Sontag, in her marvelous essay on Our Hitler, one of those rare pieces of criticism that has established itself as the authoritative (even if eternally disputed) starting point for its subject’s interpretation—think Sartre on Genet, Kael on Last Tango in Paris (1973), Lester Bangs on the Stooges’ Fun House—quite sensibly points out that the Führer cannot be held accountable for the plastic consumer society that followed him, for it was well on its way to realization even as he railed against it. Syberberg, however, does not posit a direct causal relationship, but an even more damnable one of choice. In the wake of fascism’s dreadful legacy, to continue disseminating its myths in the name of profit is a moral renunciation, the same willing surrender to power—this time to that of the dollar—which allowed Hitler to rise to power in the first place. For Syberberg, the commodity society is the inverted mirror of fascism: where the latter sought to compress diversity into uniformity, the former markets uniformity in the guise of diversity.

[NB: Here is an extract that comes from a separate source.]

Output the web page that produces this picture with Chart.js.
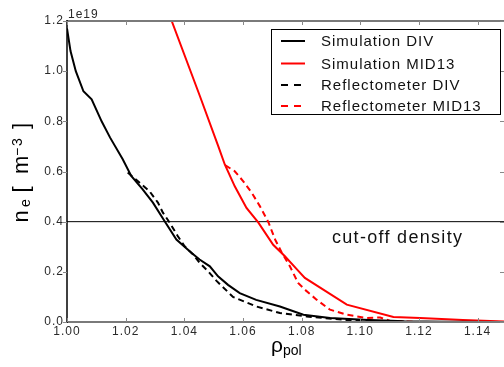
<!DOCTYPE html>
<html>
<head>
<meta charset="utf-8">
<script src="https://cdn.jsdelivr.net/npm/chart.js@4/dist/chart.umd.min.js"></script>
<style>
  html, body { margin: 0; padding: 0; background: #fff; }
  canvas { display: block; }
</style>
</head>
<body>
<canvas id="myChart" width="504" height="367"></canvas>
<script>
// rho_pol and n_e (units of 1e19 m^-3)
let rhoSimDiv = [1.000, 1.0012, 1.003, 1.0056, 1.0084, 1.0118, 1.0147, 1.019, 1.0219, 1.0258, 1.0293, 1.0333, 1.0373, 1.0424, 1.0452, 1.0487, 1.0515, 1.0549, 1.0589, 1.0645, 1.0726, 1.0806, 1.0897, 1.101, 1.115, 1.13, 1.149];
let neSimDiv  = [1.17, 1.08, 1.00, 0.92, 0.888, 0.80, 0.735, 0.649, 0.582, 0.529, 0.476, 0.402, 0.329, 0.276, 0.249, 0.222, 0.182, 0.148, 0.115, 0.088, 0.062, 0.029, 0.016, 0.009, 0.003, 0.001, 0.0];

let rhoSimMid = [1.0357, 1.0453, 1.0516, 1.0538, 1.0572, 1.0612, 1.0652, 1.0703, 1.0743, 1.0784, 1.0811, 1.0954, 1.1113, 1.1204, 1.135, 1.149];
let neSimMid  = [1.2, 0.901, 0.70, 0.628, 0.541, 0.455, 0.397, 0.308, 0.262, 0.21, 0.176, 0.069, 0.02, 0.016, 0.008, 0.002];

let rhoRefDiv = [1.0207, 1.0247, 1.0281, 1.031, 1.0327, 1.035, 1.0378, 1.0401, 1.043, 1.0452, 1.0481, 1.0509, 1.0566, 1.0645, 1.0726, 1.0817, 1.0954, 1.1066, 1.12];
let neRefDiv  = [0.596, 0.556, 0.522, 0.476, 0.436, 0.396, 0.342, 0.302, 0.269, 0.236, 0.202, 0.165, 0.10, 0.062, 0.036, 0.022, 0.008, 0.001, 0.0];

let rhoRefMid = [1.054, 1.0572, 1.0601, 1.063, 1.0658, 1.0687, 1.071, 1.0733, 1.076, 1.0788, 1.0811, 1.0851, 1.0897, 1.0954, 1.1022, 1.1068, 1.11, 1.12];
let neRefMid  = [0.625, 0.601, 0.561, 0.515, 0.461, 0.397, 0.328, 0.275, 0.222, 0.156, 0.129, 0.089, 0.049, 0.029, 0.016, 0.018, 0.005, 0.0];

let cutoffDensity = 0.4;
let rhoRange = [1.0, 1.149];

const pts = (xs, ys) => xs.map((x, i) => ({ x: x, y: ys[i] }));

Chart.defaults.font.family = "'Liberation Sans', Arial, sans-serif";
Chart.defaults.color = '#2a2a2a';

let ctx = document.getElementById('myChart').getContext('2d');

const extras = {
  id: 'extras',
  beforeDraw: (chart) => {
    chart.ctx.letterSpacing = '1px';
  },
  afterDraw: (chart) => {
    const c = chart.ctx;
    const a = chart.chartArea;
    const xs = chart.scales.x, ys = chart.scales.y;
    c.save();
    c.letterSpacing = '0px';

    // spines
    c.strokeStyle = '#7a7a7a';
    c.lineWidth = 2;
    c.beginPath();
    c.moveTo(a.left, a.top); c.lineTo(a.right, a.top);
    c.moveTo(a.left, a.bottom); c.lineTo(a.right, a.bottom);
    c.stroke();
    c.strokeStyle = '#000';
    c.lineWidth = 1.5;
    c.beginPath();
    c.moveTo(a.left, a.top - 1); c.lineTo(a.left, a.bottom + 1);
    c.stroke();

    // tick marks
    c.strokeStyle = '#888';
    c.lineWidth = 1;
    c.beginPath();
    xs.ticks.forEach(t => {
      const px = Math.round(xs.getPixelForValue(t.value)) + 0.5;
      c.moveTo(px, a.top); c.lineTo(px, a.top + 4);
      c.moveTo(px, a.bottom); c.lineTo(px, a.bottom - 4);
    });
    ys.ticks.forEach(t => {
      const py = Math.round(ys.getPixelForValue(t.value)) + 0.5;
      c.moveTo(a.left - 4, py); c.lineTo(a.left, py);
      c.moveTo(a.right - 4, py); c.lineTo(a.right, py);
    });
    c.stroke();

    // offset text
    c.fillStyle = '#2a2a2a';
    c.font = "12px 'Liberation Sans', Arial";
    c.letterSpacing = '1px';
    c.textBaseline = 'alphabetic';
    c.textAlign = 'left';
    c.fillText('1e19', a.left + 1, 18);

    // cut-off label
    c.fillStyle = '#111';
    c.font = "18px 'Liberation Sans', Arial";
    c.letterSpacing = '1.3px';
    c.fillText('cut-off density', 332, 243);

    // x title
    c.letterSpacing = '0px';
    c.fillStyle = '#000';
    c.font = "21px 'Liberation Sans', Arial";
    c.fillText('\u03c1', 271, 352);
    c.font = "14px 'Liberation Sans', Arial";
    c.fillText('pol', 283, 355);

    // y title (rotated)
    c.save();
    c.rotate(-Math.PI / 2);
    const put = (txt, size, yStart, base) => {
      c.font = size + "px 'Liberation Sans', Arial";
      c.fillText(txt, -yStart, base);
    };
    put('n', 22, 222.5, 27.5);
    put('e', 14, 207, 29.5);
    put('[', 22, 192.5, 27.5);
    put('m', 22, 174, 27.5);
    put('\u2212', 14, 156, 22);
    put('3', 14, 146, 22);
    put(']', 22, 129, 27.5);
    c.restore();

    // legend
    const lx = 271.5, ly = 29.5, lw = 229, lh = 85;
    c.fillStyle = '#fff';
    c.fillRect(lx, ly, lw, lh);
    c.strokeStyle = '#000';
    c.lineWidth = 1;
    c.strokeRect(lx, ly, lw, lh);
    c.font = "15px 'Liberation Sans', Arial";
    c.letterSpacing = '1px';
    c.textBaseline = 'middle';
    const rowsY = [41, 63.5, 85, 106];
    chart.data.datasets.filter(d => d.label).forEach((d, i) => {
      const y = rowsY[i];
      c.strokeStyle = d.borderColor;
      c.lineWidth = 2;
      c.setLineDash(d.borderDash ? [7, 6] : []);
      c.beginPath();
      c.moveTo(281, y); c.lineTo(305, y);
      c.stroke();
      c.setLineDash([]);
      c.fillStyle = '#111';
      c.fillText(d.label, 321, y + 1);
    });
    c.restore();
  }
};

let myChart = new Chart(ctx, {
  type: 'line',
  data: {
    datasets: [
      { label: 'Simulation DIV', data: pts(rhoSimDiv, neSimDiv), borderColor: '#000', borderWidth: 2 },
      { label: 'Simulation MID13', data: pts(rhoSimMid, neSimMid), borderColor: '#f00', borderWidth: 2 },
      { label: 'Reflectometer DIV', data: pts(rhoRefDiv, neRefDiv), borderColor: '#000', borderWidth: 2, borderDash: [6, 4] },
      { label: 'Reflectometer MID13', data: pts(rhoRefMid, neRefMid), borderColor: '#f00', borderWidth: 2, borderDash: [6, 4] },
      { data: pts(rhoRange, [cutoffDensity, cutoffDensity]), borderColor: '#000', borderWidth: 1 }
    ]
  },
  options: {
    responsive: false,
    animation: false,
    layout: { padding: { top: 21, right: 0, left: 0, bottom: 0 } },
    elements: { point: { radius: 0 }, line: { tension: 0 } },
    plugins: {
      legend: { display: false },
      tooltip: { enabled: false }
    },
    scales: {
      x: {
        type: 'linear',
        min: rhoRange[0],
        max: rhoRange[1],
        grid: { display: false, drawTicks: false },
        border: { display: false },
        ticks: {
          stepSize: 0.02,
          includeBounds: false,
          maxRotation: 0,
          padding: 2,
          font: { size: 12 },
          callback: (v) => v.toFixed(2)
        },
        afterFit: (s) => { s.height = 45; }
      },
      y: {
        min: 0,
        max: 1.2,
        grid: { display: false, drawTicks: false },
        border: { display: false },
        ticks: {
          stepSize: 0.2,
          padding: 3,
          font: { size: 12 },
          callback: (v) => v.toFixed(1)
        },
        afterFit: (s) => { s.width = 67; }
      }
    }
  },
  plugins: [extras]
});
</script>
</body>
</html>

This is not simply a polemical point, but an aesthetic quandary. How can an artwork be pure, how can art itself be possible when everything can be tagged for its niche market, when even the critical methods of modernism, as Sontag notes, can be assimilated into consumer society’s “huge variety of satisfactions—the unlimited proliferation, and devaluation, of satisfaction itself?” How to make a Great Work when the Great Work itself has become a saleable and readily available commodity; when, 30 years later, every new, shallow provocation is branded a masterpiece by someone, somewhere? With the temperament of a Romantic and the sardonic irony of a Brechtian, Syberberg tries to break through the conundrum by having it both ways. Like Godard’s own television-spawned monument Histoire(s) du Cinéma (1988-98), Our Hitler is a messianic work unmoored from any faith in the sacred, a purifying work littered with cultural detritus, a noble work steeped in vulgarity. It valourizes and romanticizes the unifying and totalizing power of cinema, that “new child of the century,” even as it derides that very power as the enabler of banalization, repetition, and commercialization. It is a work forever conscious of the hopeless contradiction, the impossibility of its chosen task, even as that very impossibility heightens the urgency of what it is compelled to say, over and over again.

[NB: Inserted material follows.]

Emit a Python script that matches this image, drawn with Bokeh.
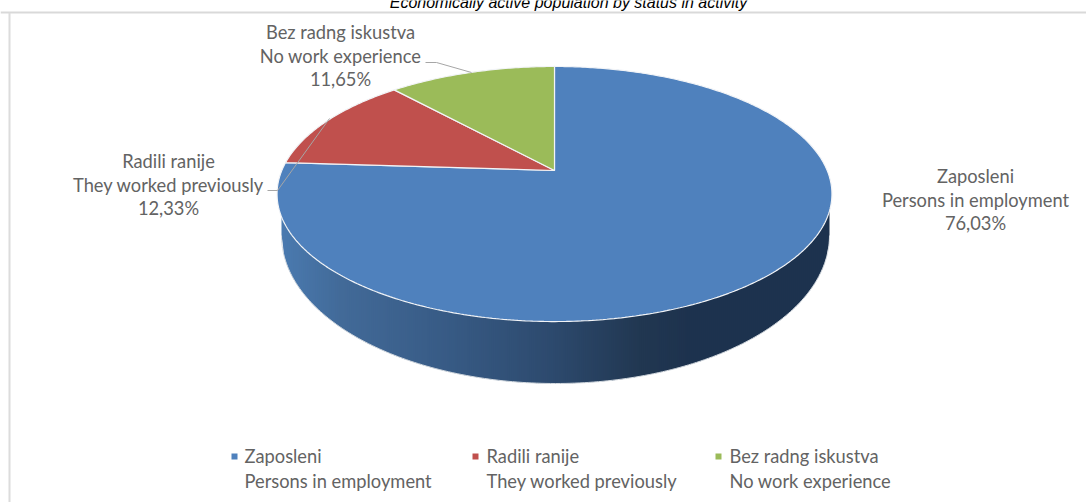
import math
from bokeh.plotting import figure
from bokeh.embed import file_html
from bokeh.resources import INLINE
from bokeh.core.properties import value

categories = ["Zaposleni", "Radili ranije", "Bez radng iskustva"]
categories_en = ["Persons in employment", "They worked previously", "No work experience"]
shares = [76.03, 12.33, 11.65]
colors = ["#4f81bd", "#c0504d", "#9bbb59"]
title_text = "Economically active population by status in activity"

W, H = 1086, 502
FONT = value("Lato")
GREY = "#636363"
FS = "18.3px"

p = figure(width=W, height=H, x_range=(0, W), y_range=(H, 0),
           output_backend="svg", toolbar_location=None,
           min_border=0, outline_line_color=None,
           styles={"position": "absolute", "left": "0px", "top": "0px"})
p.axis.visible = False
p.grid.visible = False
p.background_fill_color = "white"

# chart frame
p.line([0, W], [12, 12], line_color="#d9d9d9", line_width=2)
p.line([9, 9], [12, H], line_color="#dcdcdc", line_width=2)

# projection of the pie's top face: unit circle seen in perspective
APEX_X, APEX_Y = 554.0, 170.0
A, B, K = 272.7, 123.2, 0.1843

def rim(theta):
    u, v = math.sin(theta), math.cos(theta)
    d = 1 + K * v
    return APEX_X + A * u / d, APEX_Y - B * v / d

# lower rim of the wall
LOW_X, LOW_Y, LOW_RX, LOW_RY = 555.0, 235.0, 274.0, 148.0

def lerp_hex(c1, c2, t):
    a = [int(c1[i:i + 2], 16) for i in (1, 3, 5)]
    b = [int(c2[i:i + 2], 16) for i in (1, 3, 5)]
    return "#%02x%02x%02x" % tuple(round(x + (y - x) * t) for x, y in zip(a, b))

stops = [(281, "#4a7aaf"), (340, "#426a98"), (450, "#375a84"), (550, "#2d4a6e"),
         (640, "#213751"), (690, "#1d324e"), (830, "#1d324e")]

def wall_color(x):
    for (x0, c0), (x1, c1) in zip(stops, stops[1:]):
        if x <= x1:
            return lerp_hex(c0, c1, (x - x0) / (x1 - x0))
    return stops[-1][1]

# lower-rim arc, used for the wall's strips and its faint highlight
def low_y(x):
    return LOW_Y + LOW_RY * math.sqrt(max(0, 1 - ((x - LOW_X) / LOW_RX) ** 2))

xs, ys, cs = [], [], []
x = LOW_X - LOW_RX
right = LOW_X + LOW_RX
while x < right:
    nx = min(x + 2, right)
    ox = min(x + 3.5, right)   # strips overlap so no seams show
    xs.append([x, ox, ox, x])
    ys.append([APEX_Y + 30, APEX_Y + 30, low_y(ox), low_y(x)])
    cs.append(wall_color(x))
    x = nx
p.patches(xs, ys, fill_color=cs, line_color=None)

arc = [i * math.pi / 180 for i in range(0, 181)]
p.line([LOW_X + LOW_RX * math.cos(t) for t in arc],
       [LOW_Y + LOW_RY * math.sin(t) for t in arc],
       line_color="#d4dae0", line_width=1)

# top face slices, computed from the shares
total = sum(shares)
start = 0.0
for s, col in zip(shares, colors):
    end = start + s / total * 2 * math.pi
    n = max(4, int((end - start) * 90))
    pts = [rim(start + (end - start) * i / n) for i in range(n + 1)]
    p.patch([APEX_X] + [q[0] for q in pts], [APEX_Y] + [q[1] for q in pts],
            fill_color=col, line_color="#f2f4f7", line_width=1.2)
    start = end

# leader lines
p.line([425, 436, 471], [62, 62, 72], line_color="#a6a6a6", line_width=1)
p.line([267, 277, 329], [190, 190, 118], line_color="#a6a6a6", line_width=1)

# data labels
label_pos = [(975, 175.5), (168, 160.5), (340, 31.5)]
label_step = 23.5
for cat, eng, s, (lx, ly) in zip(categories, categories_en, shares, label_pos):
    lines = [cat, eng, f"{s:.2f}%".replace(".", ",")]
    p.text([lx] * 3, [ly + i * label_step for i in range(3)], text=lines,
           text_font=FONT, text_font_size=FS, text_color=GREY,
           text_align="center", text_baseline="middle")

# legend
legend_marker_x = [234, 475, 718]
legend_text_x = [244, 486, 729]
p.scatter(legend_marker_x, [456] * 3, marker="square", size=6, fill_color=colors, line_color=None)
p.text(legend_text_x, [455.5] * 3, text=categories, text_font=FONT, text_font_size=FS,
       text_color=GREY, text_align="left", text_baseline="middle")
p.text(legend_text_x, [480.5] * 3, text=categories_en, text_font=FONT, text_font_size=FS,
       text_color=GREY, text_align="left", text_baseline="middle")

# title
p.text([568], [1.5], text=[title_text], text_font=value("Liberation Sans"), text_font_size="16px",
       text_font_style="italic", text_color="#000000", text_align="center", text_baseline="alphabetic")

open("out.html", "w").write(file_html(p, INLINE))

It’s appropriately ironic, then, that the digitalization of Our Hitler and Berlin Alexanderplatz does not dispel their monumental aura, but only increases it. Their accumulated cultural capital has received official validation by their transmutation into graspable, ownable object, their newly commodified incarnations gilded with the sanctifying language of holiness and canonicity. Heroically violating the norms of production, they have been welcomed back into the fold that has accommodated them, in one form or another, all along. The monumental work has only ever been able to affirm its stature by contrast to that which surrounds it, without operating within the same system of compromising relations. Film has always been a commercial business, after all, but contrary to whatever claims the latest critically touted ephemera are having made for them, masterpieces have always been in short supply.